The crucial nature of this error is illuminated by the one question asked by the jury of the court during its deliberations, and the court’s answer thereto: Question: “If we feel that both parties are negligent, who do we find for?” Answer: “As was stated by the Court in its Charge, if you find that the Plaintiff [Customer] did not exercise reasonable care, and, if you find that Defendant [Bank] did not use ordinary care, as both terms were explained by the Court, then the parties remain as they are with no recovery for the plaintiff.”

Cases construing U.C.C. §4-406, subsection (3) :

Exchange Bank & Trust Co. v. Kidwell Construction Co., Inc., 463 S.W. 2d 465 (Tex. Civ. App. 1971) : “Thus by reason of the bank’s negligence, the preclusion contemplated by §4.406(b) (2) of the Code L§4.406(2) (b)], is not available to the bank as a defense. Uniform Commercial Code, §4.406(c) [§4-406(3)], supra; 18 A.L.R. 3d 1376, 1400.”

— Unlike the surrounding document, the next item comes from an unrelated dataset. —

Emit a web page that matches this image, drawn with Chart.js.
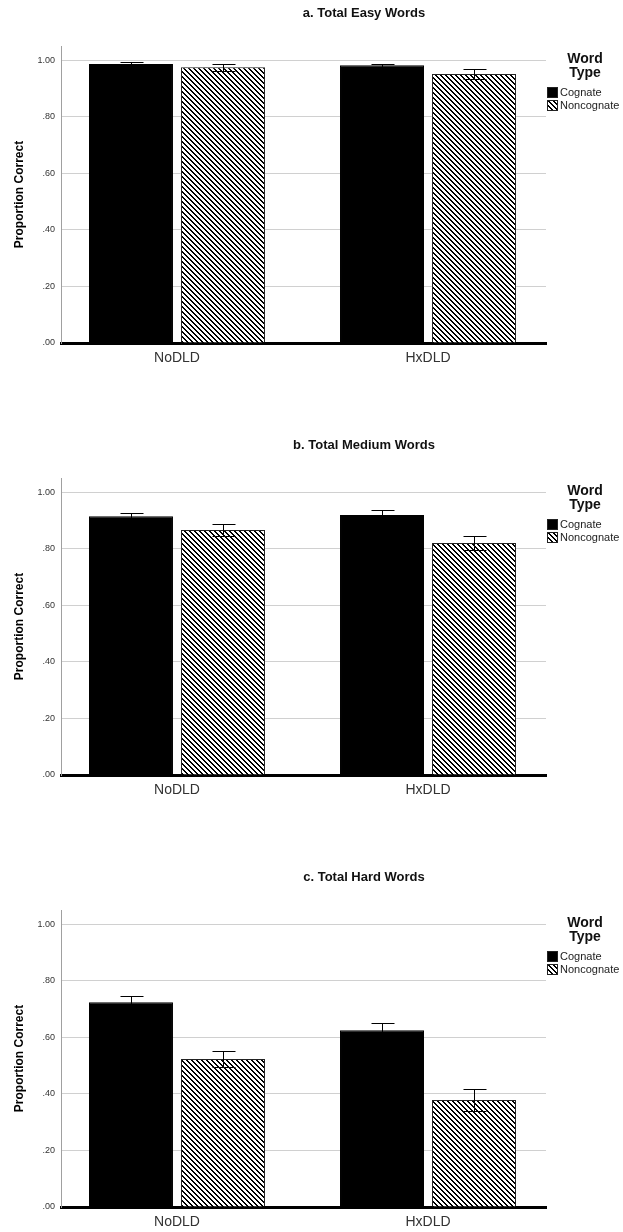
<!DOCTYPE html>
<html>
<head>
<meta charset="utf-8">
<script src="https://cdn.jsdelivr.net/npm/chart.js@4.4.1/dist/chart.umd.min.js"></script>
<style>
body{margin:0;background:#fff;width:623px;height:1232px;overflow:hidden;font-family:"Liberation Sans",Arial,sans-serif;color:#111}
.panel{position:relative;width:623px;height:432px}
.panel canvas{position:absolute;left:0;top:0}
.ttl{position:absolute;top:5px;left:264px;width:200px;text-align:center;font-weight:bold;font-size:13px;line-height:16px}
.hd{position:absolute;left:547px;width:76px;text-align:center;font-weight:bold;font-size:14px;line-height:14px}
.item{position:absolute;left:547px;font-size:11px;line-height:11px;white-space:nowrap;color:#222}
.item span{display:inline-block;width:9px;height:9px;border:1px solid #222;vertical-align:top;margin-right:2px}
</style>
</head>
<body>
<div id="wrap"></div>
<script>
const groups = ['NoDLD', 'HxDLD'];
const seriesNames = ['Cognate', 'Noncognate'];
const panelTitles = ['a. Total Easy Words', 'b. Total Medium Words', 'c. Total Hard Words'];
const yTicks = [0, 0.2, 0.4, 0.6, 0.8, 1.0];
const legendTitle = ['Word', 'Type'];

// means and error half-widths, per group [NoDLD, HxDLD]
const easyCog = [0.986, 0.982], easyCogErr = [0.006, 0.005];
const easyNon = [0.975, 0.951], easyNonErr = [0.013, 0.016];
const medCog = [0.915, 0.919], medCogErr = [0.011, 0.018];
const medNon = [0.866, 0.820], medNonErr = [0.021, 0.025];
const hardCog = [0.724, 0.625], hardCogErr = [0.021, 0.025];
const hardNon = [0.523, 0.378], hardNonErr = [0.028, 0.039];

Chart.defaults.font.family = "'Liberation Sans', Arial, sans-serif";

// diagonal hatch tile
const tile = document.createElement('canvas');
tile.width = 5; tile.height = 5;
const tctx = tile.getContext('2d');
tctx.fillStyle = '#fff'; tctx.fillRect(0,0,5,5);
tctx.fillStyle = '#000';
for(let x=0;x<5;x++) for(let y=0;y<5;y++){
  if(((x-y)%5+5)%5<2) tctx.fillRect(x,y,1,1);
}
const hatchUrl = tile.toDataURL();

const errorBars = {
  id:'errorBars',
  afterDatasetsDraw(chart){
    const ctx = chart.ctx, ys = chart.scales.y;
    chart.data.datasets.forEach((ds,i)=>{
      chart.getDatasetMeta(i).data.forEach((bar,j)=>{
        const v = ds.data[j].y, e = ds.errors[j];
        const t = Math.round(ys.getPixelForValue(v+e))+0.5;
        const b = Math.round(ys.getPixelForValue(v-e))+0.5;
        const x = Math.round(bar.x)+0.5;
        ctx.save();
        ctx.strokeStyle = '#000'; ctx.lineWidth = 1;
        ctx.beginPath();
        ctx.moveTo(x,t); ctx.lineTo(x,b);
        ctx.moveTo(x-11,t); ctx.lineTo(x+12,t);
        ctx.moveTo(x-11,b); ctx.lineTo(x+12,b);
        ctx.stroke();
        ctx.restore();
      });
    });
  }
};

const panels = [
  {title: panelTitles[0], vals: [easyCog, easyNon], errs: [easyCogErr, easyNonErr]},
  {title: panelTitles[1], vals: [medCog, medNon], errs: [medCogErr, medNonErr]},
  {title: panelTitles[2], vals: [hardCog, hardNon], errs: [hardCogErr, hardNonErr]}
];

const wrap = document.getElementById('wrap');
panels.forEach(p=>{
  const div = document.createElement('div');
  div.className = 'panel';
  const cv = document.createElement('canvas');
  cv.width = 623; cv.height = 432;
  div.appendChild(cv);
  const t = document.createElement('div');
  t.className = 'ttl'; t.textContent = p.title;
  div.appendChild(t);
  legendTitle.forEach((w,k)=>{
    const h = document.createElement('div');
    h.className = 'hd'; h.style.top = (51 + k*14) + 'px'; h.textContent = w;
    div.appendChild(h);
  });
  seriesNames.forEach((s,k)=>{
    const it = document.createElement('div');
    it.className = 'item'; it.style.top = (87 + k*13) + 'px';
    const sw = document.createElement('span');
    if(k===0) sw.style.background = '#000';
    else sw.style.backgroundImage = 'url(' + hatchUrl + ')';
    it.appendChild(sw);
    it.appendChild(document.createTextNode(s));
    div.appendChild(it);
  });
  wrap.appendChild(div);

  const pattern = cv.getContext('2d').createPattern(tile, 'repeat');
  new Chart(cv, {
    type:'bar',
    data:{
      datasets: seriesNames.map((s,k)=>({
        label: s,
        data: p.vals[k].map((v,i)=>({x:i, y:v})),
        errors: p.errs[k],
        backgroundColor: k===0 ? '#000' : pattern,
        borderColor: k===0 ? '#000' : '#222',
        borderWidth: 1,
        categoryPercentage: 0.733,
        barPercentage: 0.913
      }))
    },
    options:{
      responsive:false,
      animation:false,
      layout:{padding:{left:0, right:77, top:46, bottom:0}},
      plugins:{legend:{display:false}, tooltip:{enabled:false}},
      scales:{
        x:{
          type:'linear', offset:false, min:-0.462, max:1.470,
          afterBuildTicks: s => { s.ticks = groups.map((g,i)=>({value:i})); },
          afterFit: s => { s.height = 89; },
          grid:{display:false, drawTicks:false, offset:false},
          border:{display:true, color:'#000', width:3},
          ticks:{callback: v => groups[v], font:{size:14}, color:'#333', padding:7, maxRotation:0}
        },
        y:{
          min:0, max:1.05,
          afterBuildTicks: s => { s.ticks = yTicks.map(v=>({value:v})); },
          afterFit: s => { s.width = 61; },
          grid:{color:'#d0d0d0', drawTicks:false},
          border:{color:'#a0a0a0', width:1},
          ticks:{callback: v => v.toFixed(2).replace(/^0/, ''), font:{size:9}, color:'#333', padding:6},
          title:{display:true, text:'Proportion Correct', font:{size:12, weight:'bold'}, color:'#000', padding:{top:12, bottom:0}}
        }
      }
    },
    plugins:[errorBars]
  });
});
</script>
</body>
</html>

First National Bank of Springdale v. Hobbs, 248 Ark. 76, 450 S.W. 2d 298, 7 U.C.C. Reporting Ser. 323 (1970) : “Appellant argues that statements were available; that some of the items were not paid until after the availability of the statements, but the bank was not notified of the unauthorized signature. This is no defense for the bank, since the same section [4-406], Subsection (3), provides ‘the preclusion under Subsection (2) does not apply if the customer establishes lack of ordinary care on the part of the bank in paying the items (s).’ ”

W. P. Harlin Construction Co. v. Continental Bank & Trust Co., 23 Utah 2d 422, 464 P. 2d 585 (1970) : Where the bank has shown that the customer had received with a previous statement a cancelled check on which the signature was forged by the same forger who had signed the check for recovery of the payment of which suit was there brought, the court held that before the bank could come under the protection of subsection 4-406(2), “the fundamental question in this case [was] whether ‘customer (plaintiff) established lack of ordinary care on the part of the bank’.”

Faber v. Edgewater National Bank of Edgewater, N. J., 101 N.J. Super. 354, 244 A. 2d 339 (1968), where the court stated, in dictum, that, “subsection 4-406(3) makes the rules regarding due diligence [subsections 4.406(1) and (2)] inoperative if the bank, itself, has been negligent. In other words, a negligent bank cannot put the loss resulting from a forgery or the like onto the customer on the ground that the customer also has been negligent.”

Jackson v. First National Bank of Memphis, Inc., 55 Tenn. 545, 403 S.W. 2d 109 (1966), where subsection 4-406(3) was also *454held to preclude a negligent bank’s defense under subsection 4-406 (2).

Section 3-406 reads in full as follows: “Any person who by his negligence substantially contributes to a material alteration of the instrument or to the making of an unauthorized signature is precluded from asserting the alteration or lack of authority against a holder in due course or against a drawee or other payor who pays the instrument in good faith and in accordance with the reasonable commercial standards of the drawee’s or payor’s business.”

The factual underpinning on which a Section 3-406 defense by its terms rests would include negligence of the plaintiff-maker (customer), substantial contribution of that negligence to the making of the unauthorized signature; payment of the item in good faith by the bank; and payment in accordance with reasonable commercial standards of the banking business.